____ ROWS
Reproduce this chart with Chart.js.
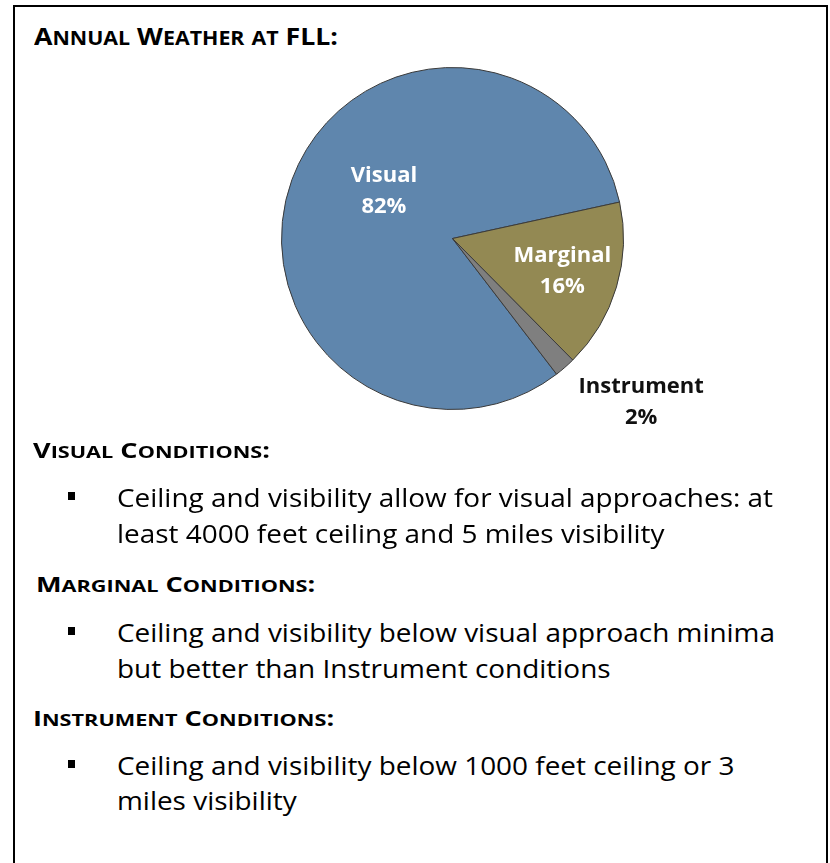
<!DOCTYPE html>
<html>
<head>
<meta charset="utf-8">
<script src="https://cdn.jsdelivr.net/npm/chart.js@4.4.1/dist/chart.umd.min.js"></script>
<style>
  body { margin: 0; background: #fff; width: 830px; height: 863px; overflow: hidden; position: relative; font-family: "Open Sans", Lato, sans-serif; color: #000; }
  #frame { position: absolute; left: 13px; top: 5px; width: 811px; height: 900px; border: 2px solid #000; border-bottom: none; }
  #pieWrap { position: absolute; left: 0; top: 0; width: 830px; height: 440px; }
  .head { position: absolute; font-weight: bold; font-size: 21px; line-height: 28px; white-space: nowrap; transform-origin: 0 0; }
  .head .sc { font-size: 0.8em; line-height: 0; }
  .line { position: absolute; left: 117px; font-size: 26px; line-height: 36px; white-space: nowrap; transform-origin: 0 0; }
  .bullet { position: absolute; left: 68px; width: 7px; height: 8px; background: #000; }
</style>
</head>
<body>
<div id="frame"></div>
<div class="head" id="title" style="left:34px; top:21px; font-size:24px; line-height:30px;">Annual Weather at FLL:</div>
<div id="pieWrap"><canvas id="pie"></canvas></div>

<div class="head" id="h1" style="left:33px; top:436px;">Visual Conditions:</div>
<div class="bullet" style="top:492px;"></div>
<div class="line" id="l1" style="top:479px;">Ceiling and visibility allow for visual approaches: at</div>
<div class="line" style="top:515px;">least 4000 feet ceiling and 5 miles visibility</div>

<div class="head" style="left:36px; top:570px;">Marginal Conditions:</div>
<div class="bullet" style="top:627px;"></div>
<div class="line" style="top:614px;">Ceiling and visibility below visual approach minima</div>
<div class="line" style="top:650px;">but better than Instrument conditions</div>

<div class="head" style="left:33px; top:704px;">Instrument Conditions:</div>
<div class="bullet" style="top:760px;"></div>
<div class="line" style="top:747px;">Ceiling and visibility below 1000 feet ceiling or 3</div>
<div class="line" style="top:782px;">miles visibility</div>

<script>
// annual share of flight conditions at FLL, percent
const categories = ["Visual", "Marginal", "Instrument"];
const shares = [82, 16, 2];
const sliceColors = ["#5F86AD", "#938953", "#7F7F7F"];

// label placement relative to each slice: radius fraction, angle nudge (deg), text colour
const labelRadius = [0.49, 0.67, 1.46];
const labelTurn = [15, 0, -8];
const labelColors = ["#fff", "#fff", "#111"];

// small caps the way the slide does them: lower case letters become smaller capitals
document.querySelectorAll(".head").forEach(el => {
    el.innerHTML = el.textContent.replace(/[a-z]+/g, m => '<span class="sc">' + m.toUpperCase() + '</span>');
});

// squeeze/stretch the substitute fonts to the widths of the original text
function widthOf(el) {
    const r = document.createRange();
    r.selectNodeContents(el);
    return r.getBoundingClientRect().width;
}
const bodyScale = 656 / widthOf(document.getElementById("l1"));
document.querySelectorAll(".line").forEach(el => el.style.transform = "scaleX(" + bodyScale + ")");
const headScale = 237 / widthOf(document.getElementById("h1"));
document.querySelectorAll(".head").forEach(el => {
    if (el.id !== "title") el.style.transform = "scaleX(" + headScale + ")";
});
const title = document.getElementById("title");
title.style.transform = "scaleX(" + (304 / widthOf(title)) + ")";

const sliceLabels = {
    id: "sliceLabels",
    afterDatasetsDraw(chart) {
        const ctx = chart.ctx;
        const arcs = chart.getDatasetMeta(0).data;
        ctx.save();
        ctx.font = "bold 22px 'Open Sans', Lato, sans-serif";
        ctx.textAlign = "center";
        ctx.textBaseline = "middle";
        arcs.forEach((arc, i) => {
            const p = arc.getProps(["x", "y", "startAngle", "endAngle", "outerRadius"], true);
            const mid = (p.startAngle + p.endAngle) / 2 + labelTurn[i] * Math.PI / 180;
            const r = p.outerRadius * labelRadius[i];
            const cx = p.x + Math.cos(mid) * r;
            const cy = p.y + Math.sin(mid) * r;
            ctx.fillStyle = labelColors[i];
            ctx.fillText(categories[i], cx, cy - 15);
            ctx.fillText(shares[i] + "%", cx, cy + 16);
        });
        ctx.restore();
    }
};

new Chart(document.getElementById("pie"), {
    type: "pie",
    data: {
        labels: categories,
        datasets: [{
            data: shares,
            backgroundColor: sliceColors,
            borderColor: "#3a3a3a",
            borderWidth: 1
        }]
    },
    options: {
        responsive: true,
        maintainAspectRatio: false,
        animation: false,
        rotation: 142.5,
        layout: { padding: { left: 281, right: 206, top: 67, bottom: 30 } },
        plugins: {
            legend: { display: false },
            tooltip: { enabled: false }
        }
    },
    plugins: [sliceLabels]
});
</script>
</body>
</html>
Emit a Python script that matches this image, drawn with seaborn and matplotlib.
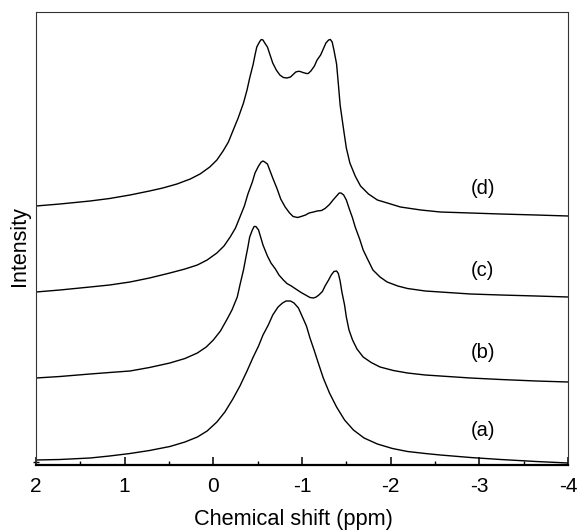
import matplotlib
matplotlib.use("Agg")
import matplotlib.pyplot as plt
from matplotlib.ticker import MultipleLocator
import seaborn as sns
import pandas as pd

# ---- data (chemical shift in ppm, intensity in arbitrary units) ----
shift_a = [2.00, 1.73, 1.39, 1.17, 0.94, 0.72, 0.49, 0.32, 0.18, 0.07, -0.04, -0.13,
           -0.22, -0.30, -0.38, -0.45, -0.51, -0.56, -0.62, -0.67, -0.73, -0.78, -0.82, -0.87,
           -0.91, -0.96, -1.00, -1.05, -1.09, -1.14, -1.18, -1.24, -1.31, -1.39, -1.48, -1.58,
           -1.70, -1.85, -2.02, -2.19, -2.39, -2.56, -2.90, -3.24, -3.64, -4.00]
inten_a = [5, 5.5, 7, 9, 11.5, 14.5, 18.5, 23, 28, 34, 43, 53,
           66, 79, 94, 108, 119, 130, 140, 150, 158, 162, 164, 164,
           162, 157, 149, 139, 127, 114, 103, 87, 72, 58, 45, 35,
           27, 21, 16.5, 13.5, 11.5, 10, 7.5, 5.5, 3.5, 2]

shift_b = [2.00, 1.73, 1.39, 1.17, 0.94, 0.72, 0.49, 0.32, 0.18, 0.08, 0.00, -0.08,
           -0.15, -0.21, -0.27, -0.30, -0.34, -0.37, -0.39, -0.41, -0.44, -0.46, -0.48, -0.51,
           -0.53, -0.56, -0.61, -0.65, -0.70, -0.74, -0.79, -0.83, -0.88, -0.93, -0.99, -1.05,
           -1.09, -1.13, -1.16, -1.19, -1.23, -1.26, -1.30, -1.33, -1.36, -1.39, -1.41, -1.43,
           -1.45, -1.48, -1.50, -1.53, -1.57, -1.62, -1.69, -1.78, -1.88, -2.03, -2.19, -2.39,
           -2.56, -2.90, -3.24, -3.64, -4.00]
inten_b = [87, 88.5, 91, 92.5, 94, 97.5, 102, 106.5, 112, 118, 125, 134,
           145, 155, 168, 180, 195, 209, 218, 228, 235, 238.5, 238.5, 235,
           229, 220, 209, 202, 196, 190, 185, 181.5, 179, 176, 172.5, 169.5,
           167.5, 167, 168, 170, 173.5, 179, 185, 190, 193.5, 194, 191.5, 184,
           173, 160, 148, 135, 125, 116, 108, 102.5, 98, 94.5, 92, 90,
           89, 87, 85.5, 84, 83]

shift_c = [2.00, 1.73, 1.39, 1.17, 0.94, 0.72, 0.49, 0.32, 0.18, 0.07, -0.04, -0.12,
           -0.19, -0.25, -0.30, -0.35, -0.39, -0.44, -0.47, -0.51, -0.54, -0.56, -0.58, -0.61,
           -0.64, -0.67, -0.72, -0.76, -0.81, -0.86, -0.90, -0.95, -0.99, -1.04, -1.08, -1.13,
           -1.17, -1.22, -1.26, -1.31, -1.35, -1.39, -1.42, -1.44, -1.47, -1.50, -1.53, -1.57,
           -1.60, -1.65, -1.69, -1.75, -1.80, -1.88, -1.96, -2.08, -2.19, -2.39, -2.56, -2.90,
           -3.24, -3.64, -4.00]
inten_c = [173, 175, 178, 180, 183, 187, 192, 196, 200, 205, 212, 219,
           228, 237, 248, 259, 271, 283, 292, 299, 303, 304, 303, 301,
           294, 287, 276, 266, 258, 252, 248.5, 247.5, 248.5, 250, 252, 253,
           254, 254.5, 256.5, 260.5, 265, 269, 272, 272, 270, 265, 257, 247,
           238, 226, 215, 204, 195, 188, 183, 179, 176.5, 174, 173, 171,
           170, 169, 168]

shift_d = [2.00, 1.73, 1.39, 1.17, 0.94, 0.72, 0.57, 0.41, 0.26, 0.15, 0.04, -0.04,
           -0.11, -0.17, -0.22, -0.28, -0.34, -0.38, -0.41, -0.45, -0.47, -0.49, -0.52, -0.54,
           -0.56, -0.58, -0.61, -0.64, -0.67, -0.71, -0.75, -0.79, -0.83, -0.87, -0.90, -0.93,
           -0.96, -0.98, -1.01, -1.05, -1.07, -1.10, -1.14, -1.17, -1.21, -1.24, -1.27, -1.30,
           -1.32, -1.34, -1.36, -1.39, -1.41, -1.43, -1.47, -1.50, -1.54, -1.60, -1.66, -1.75,
           -1.85, -2.00, -2.11, -2.34, -2.56, -2.90, -3.24, -3.64, -4.00]
inten_d = [259, 261, 264, 266.5, 270, 274, 277, 281, 286, 291, 298, 305,
           314, 323, 334, 347, 362, 375, 387, 401, 410, 418, 423, 425.5,
           425, 422, 418, 410, 402, 395, 390, 387.5, 387, 388, 390.5, 393,
           393.7, 393.5, 392.5, 391.5, 391.5, 394, 399, 405, 410, 416, 422, 425,
           425.5, 423, 415, 401, 381, 360, 335, 317, 302, 289, 279, 271,
           265, 261, 258, 255, 253, 252, 251, 250, 249]

curve_labels = ["(a)", "(b)", "(c)", "(d)"]
label_shift = [-3.04, -3.04, -3.04, -3.04]
label_inten = [35, 113, 195, 277]

xticks = [2, 1, 0, -1, -2, -3, -4]
xtick_labels = ["2", "1", "0", "-1", "-2", "-3", "-4"]

# ---- build long table ----
frames = []
for name, xs, ys in [("a", shift_a, inten_a), ("b", shift_b, inten_b),
                     ("c", shift_c, inten_c), ("d", shift_d, inten_d)]:
    frames.append(pd.DataFrame({"shift": xs, "intensity": ys, "sample": name}))
df = pd.concat(frames, ignore_index=True)

sns.set_theme(style="white")
plt.rcParams["font.family"] = ["Liberation Sans", "DejaVu Sans"]

fig = plt.figure(figsize=(5.78, 5.30), dpi=100)
ax = fig.add_axes([36 / 578, (530 - 465) / 530, 532 / 578, 453 / 530])

for name in ["a", "b", "c", "d"]:
    sub = df[df["sample"] == name]
    sns.lineplot(data=sub, x="shift", y="intensity", ax=ax, color="black",
                 linewidth=1.0, estimator=None, sort=False, legend=False,
                 solid_joinstyle="round", solid_capstyle="round")

for lab, lx, ly in zip(curve_labels, label_shift, label_inten):
    ax.text(lx, ly, lab, ha="center", va="center", fontsize=14.5, color="black")

ax.set_xlim(2, -4)
ax.set_ylim(0, 453)
ax.set_xticks(xticks)
ax.set_xticklabels(xtick_labels)
ax.xaxis.set_minor_locator(MultipleLocator(0.5))
ax.set_yticks([3])
ax.set_yticklabels([""])

ax.tick_params(axis="x", which="major", direction="in", length=6, width=1.1,
               pad=9, labelsize=15, color="black", labelcolor="black", bottom=True)
ax.tick_params(axis="x", which="minor", direction="in", length=3, width=1.0,
               color="black", bottom=True)
ax.tick_params(axis="y", which="major", direction="inout", length=5, width=1.0,
               color="black", left=True)

for side in ["left", "top", "right"]:
    ax.spines[side].set_linewidth(0.8)
    ax.spines[side].set_color("#333333")
ax.spines["bottom"].set_linewidth(1.6)
ax.spines["bottom"].set_color("black")

ax.set_xlabel("Chemical shift (ppm)", fontsize=15.7, color="black", va="baseline")
ax.xaxis.set_label_coords(0.483, -(525 - 465) / 453)
ax.set_ylabel("Intensity", fontsize=15.5, color="black")
ax.yaxis.set_label_coords(-0.012, 0.483)

fig.savefig("out.png", dpi=100)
________
**WHAT IS REQUIRED**. Everything from the first line of the entries through the line that contains "5 miles visibility</div>" is to be reproduced exactly, except the pictures.

**OUTPUT OF THE TASK**.
Reproduce this chart with Chart.js.
<!DOCTYPE html>
<html>
<head>
<meta charset="utf-8">
<script src="https://cdn.jsdelivr.net/npm/chart.js@4.4.1/dist/chart.umd.min.js"></script>
<style>
  body { margin: 0; background: #fff; width: 830px; height: 863px; overflow: hidden; position: relative; font-family: "Open Sans", Lato, sans-serif; color: #000; }
  #frame { position: absolute; left: 13px; top: 5px; width: 811px; height: 900px; border: 2px solid #000; border-bottom: none; }
  #pieWrap { position: absolute; left: 0; top: 0; width: 830px; height: 440px; }
  .head { position: absolute; font-weight: bold; font-size: 21px; line-height: 28px; white-space: nowrap; transform-origin: 0 0; }
  .head .sc { font-size: 0.8em; line-height: 0; }
  .line { position: absolute; left: 117px; font-size: 26px; line-height: 36px; white-space: nowrap; transform-origin: 0 0; }
  .bullet { position: absolute; left: 68px; width: 7px; height: 8px; background: #000; }
</style>
</head>
<body>
<div id="frame"></div>
<div class="head" id="title" style="left:34px; top:21px; font-size:24px; line-height:30px;">Annual Weather at FLL:</div>
<div id="pieWrap"><canvas id="pie"></canvas></div>

<div class="head" id="h1" style="left:33px; top:436px;">Visual Conditions:</div>
<div class="bullet" style="top:492px;"></div>
<div class="line" id="l1" style="top:479px;">Ceiling and visibility allow for visual approaches: at</div>
<div class="line" style="top:515px;">least 4000 feet ceiling and 5 miles visibility</div>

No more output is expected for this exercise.